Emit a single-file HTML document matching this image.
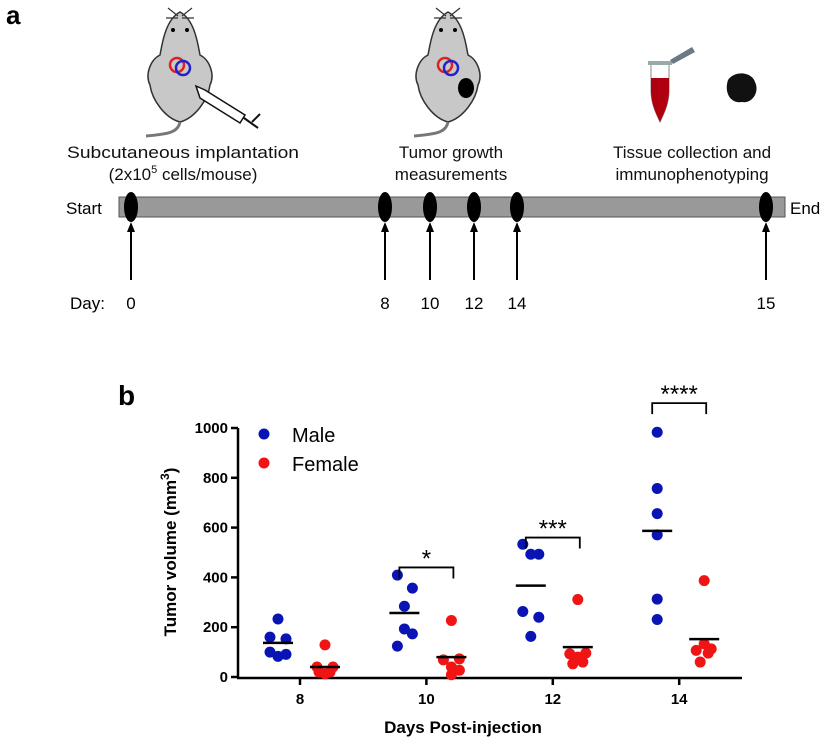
<!DOCTYPE html>
<html><head><meta charset="utf-8">
<style>
body{margin:0;background:#fff;}
svg{display:block;font-family:"Liberation Sans",Arial,sans-serif;}
</style></head>
<body>
<svg id="fig" width="830" height="750" viewBox="0 0 830 750">
<!-- Panel a -->
<text x="6" y="24" font-size="26" font-weight="bold">a</text>
<g transform="translate(0,-10)">
  <path d="M180 22 C165 30 162 55 160 65 C150 70 145 85 150 95 C152 110 165 128 180 132 C195 128 208 110 210 95 C215 85 210 70 200 65 C198 55 195 30 180 22Z" fill="#c8c8c8" stroke="#333" stroke-width="1.5"/>
  <path d="M180 132 C178 142 170 144 146 146" fill="none" stroke="#777" stroke-width="3"/>
  <path d="M168 18 L178 26 M192 18 L182 26 M166 28 L178 28 M194 28 L182 28" stroke="#333" stroke-width="1.2"/>
  <circle cx="173" cy="40" r="2" fill="#000"/><circle cx="187" cy="40" r="2" fill="#000"/>
  <circle cx="177" cy="75" r="7" fill="none" stroke="#d22" stroke-width="2.5"/>
  <circle cx="183" cy="78" r="7" fill="none" stroke="#22c" stroke-width="2.5"/>
  <path d="M196 96 L205 100 L245 125 L240 133 L200 108Z" fill="#fff" stroke="#111" stroke-width="1.5"/>
  <path d="M244 128 L258 138 M252 132 L260 124" stroke="#111" stroke-width="2"/>
</g>
<g transform="translate(0,-10)">
  <path d="M448 22 C433 30 430 55 428 65 C418 70 413 85 418 95 C420 110 433 128 448 132 C463 128 476 110 478 95 C483 85 478 70 468 65 C466 55 463 30 448 22Z" fill="#c8c8c8" stroke="#333" stroke-width="1.5"/>
  <path d="M448 132 C446 142 438 144 414 146" fill="none" stroke="#777" stroke-width="3"/>
  <path d="M436 18 L446 26 M460 18 L450 26 M434 28 L446 28 M462 28 L450 28" stroke="#333" stroke-width="1.2"/>
  <circle cx="441" cy="40" r="2" fill="#000"/><circle cx="455" cy="40" r="2" fill="#000"/>
  <circle cx="445" cy="75" r="7" fill="none" stroke="#d22" stroke-width="2.5"/>
  <circle cx="451" cy="78" r="7" fill="none" stroke="#22c" stroke-width="2.5"/>
  <ellipse cx="466" cy="98" rx="8" ry="10" fill="#000"/>
</g>
<g>
  <path d="M651 64 L669 64 L669 90 C669 105 663 115 660 122 C657 115 651 105 651 90Z" fill="#fff" stroke="#888" stroke-width="1"/>
  <path d="M651 78 L669 78 L669 90 C669 105 663 115 660 122 C657 115 651 105 651 90Z" fill="#b00010"/>
  <rect x="648" y="61" width="24" height="4" fill="#9aa"/>
  <path d="M670 60 L692 47 L695 52 L673 64Z" fill="#6a7a85"/>
</g>
<path d="M728 80 C735 70 752 72 755 82 C760 92 752 104 742 102 C730 104 724 92 728 80Z" fill="#111"/>
<g font-size="17" text-anchor="middle" fill="#111">
  <text x="183" y="158" textLength="232" lengthAdjust="spacingAndGlyphs">Subcutaneous implantation</text>
  <text x="183" y="180">(2x10<tspan font-size="11" dy="-7">5</tspan><tspan dy="7"> cells/mouse)</tspan></text>
  <text x="451" y="158">Tumor growth</text>
  <text x="451" y="180">measurements</text>
  <text x="692" y="158">Tissue collection and</text>
  <text x="692" y="180">immunophenotyping</text>
</g>
<rect x="119" y="197" width="666" height="20" fill="#999" stroke="#555" stroke-width="1"/>
<text x="66" y="214" font-size="17">Start</text>
<text x="790" y="214" font-size="17">End</text>
<text x="70" y="309" font-size="17">Day:</text>
<g id="timeline"></g>

<!-- Panel b -->
<text x="118" y="405" font-size="28" font-weight="bold">b</text>
<g id="chart"></g>
</svg>
<script>
const NS="http://www.w3.org/2000/svg";
function mk(tag,attrs,parent){const e=document.createElementNS(NS,tag);for(const k in attrs)e.setAttribute(k,attrs[k]);parent.appendChild(e);return e;}

// timeline
const tlDays=[0,8,10,12,14,15];
const tlX=[131,385,430,474,517,766];
const tl=document.getElementById('timeline');
tlDays.forEach((d,i)=>{
  const x=tlX[i];
  const el=mk('ellipse',{cx:x,cy:207,rx:7,ry:15,fill:'#000'},tl);
  
  
  const ln=mk('line',{x1:x,y1:280,x2:x,y2:228,stroke:'#000','stroke-width':2},tl);
  
  
  const ah=mk('path',{d:`M${x-4} 232 L${x} 222 L${x+4} 232Z`,fill:'#000'},tl);
  
  
  const t=mk('text',{x:x,y:309,'font-size':17,'text-anchor':'middle'},tl);
  t.textContent=d;
  
  
});

// chart data
const days=[8,10,12,14];
const maleVals=[[233,160,153,100,83,91],[409,357,284,193,173,124],[533,493,493,263,240,163],[983,757,656,571,313,231]];
const femaleVals=[[129,40,40,13,20,20],[227,69,73,40,9,27],[311,93,96,80,53,60],[387,107,113,133,96,60]];
const maleMeans=[137,257,367,587];
const femaleMeans=[40,80,120,152];
const yTicks=[0,200,400,600,800,1000];
const sigLabels=['','*','***','****'];
const sigHeights=[0,440,560,1100];

const ch=document.getElementById('chart');
const x0=238,xDay8=300,xStep=63.2;
const xS=d=>xDay8+(d-8)*xStep;
const yS=v=>677-v*0.249;
const mOffX=[[-22,-30,-14,-30,-22,-14],[-29,-14,-22,-22,-14,-29],[-30,-22,-14,-30,-14,-22],[-22,-22,-22,-22,-22,-22]];
const fOffX=[[25,17,33,25,19,30],[25,17,33,25,25,33],[25,17,33,25,20,30],[25,17,32,25,29,21]];

// axes
let a=mk('line',{x1:x0,y1:428,x2:x0,y2:678,stroke:'#000','stroke-width':2.5},ch);

a=mk('line',{x1:x0-1,y1:678,x2:742,y2:678,stroke:'#000','stroke-width':2.5},ch);

yTicks.forEach(v=>{
  const y=yS(v);
  const l=mk('line',{x1:x0-7,y1:y,x2:x0,y2:y,stroke:'#000','stroke-width':2.5},ch);
  
  const t=mk('text',{x:x0-10,y:y+5,'font-size':15,'font-weight':'bold','text-anchor':'end'},ch);
  t.textContent=v;
  
});
days.forEach(d=>{
  const x=xS(d);
  const l=mk('line',{x1:x,y1:678,x2:x,y2:685,stroke:'#000','stroke-width':2.5},ch);
  
  const t=mk('text',{x:x,y:704,'font-size':15,'font-weight':'bold','text-anchor':'middle'},ch);
  t.textContent=d;
  
});
let t=mk('text',{x:463,y:733,'font-size':17,'font-weight':'bold','text-anchor':'middle'},ch);
t.textContent='Days Post-injection';

t=mk('text',{x:0,y:0,'font-size':17,'font-weight':'bold','text-anchor':'middle',transform:'translate(176,552) rotate(-90)'},ch);
t.innerHTML='Tumor volume (mm<tspan font-size="12" dy="-7">3</tspan><tspan dy="7">)</tspan>';


// points
days.forEach((d,i)=>{
  const cx=xS(d);
  maleVals[i].forEach((v,j)=>{
    const c=mk('circle',{cx:cx+mOffX[i][j],cy:yS(v),r:5.5,fill:'#0a14b4'},ch);
    
  });
  femaleVals[i].forEach((v,j)=>{
    const c=mk('circle',{cx:cx+fOffX[i][j],cy:yS(v),r:5.5,fill:'#f01414'},ch);
    
  });
  let l=mk('line',{x1:cx-37,y1:yS(maleMeans[i]),x2:cx-7,y2:yS(maleMeans[i]),stroke:'#000','stroke-width':2.5},ch);
  
  l=mk('line',{x1:cx+10,y1:yS(femaleMeans[i]),x2:cx+40,y2:yS(femaleMeans[i]),stroke:'#000','stroke-width':2.5},ch);
  
  if(sigLabels[i]){
    const yb=yS(sigHeights[i]);
    const b=mk('path',{d:`M${cx-27} ${yb+11} V${yb} H${cx+27} V${yb+11}`,fill:'none',stroke:'#000','stroke-width':1.8},ch);
    
    const s=mk('text',{x:cx,y:yb-1,'font-size':24,'text-anchor':'middle'},ch);
    s.textContent=sigLabels[i];
    
  }
});

// legend
let c=mk('circle',{cx:264,cy:434,r:5.5,fill:'#0a14b4'},ch);

t=mk('text',{x:292,y:442,'font-size':20},ch);t.textContent='Male';

c=mk('circle',{cx:264,cy:463,r:5.5,fill:'#f01414'},ch);

t=mk('text',{x:292,y:471,'font-size':20},ch);t.textContent='Female';

</script>
</body></html>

+--

Show the lines of the material that contain the word "document".

## RESULT FOR THIS TASK
Emit a single-file HTML document matching this image.
function mk(tag,attrs,parent){const e=document.createElementNS(NS,tag);for(const k in attrs)e.setAttribute(k,attrs[k]);parent.appendChild(e);return e;}
const tl=document.getElementById('timeline');
const ch=document.getElementById('chart');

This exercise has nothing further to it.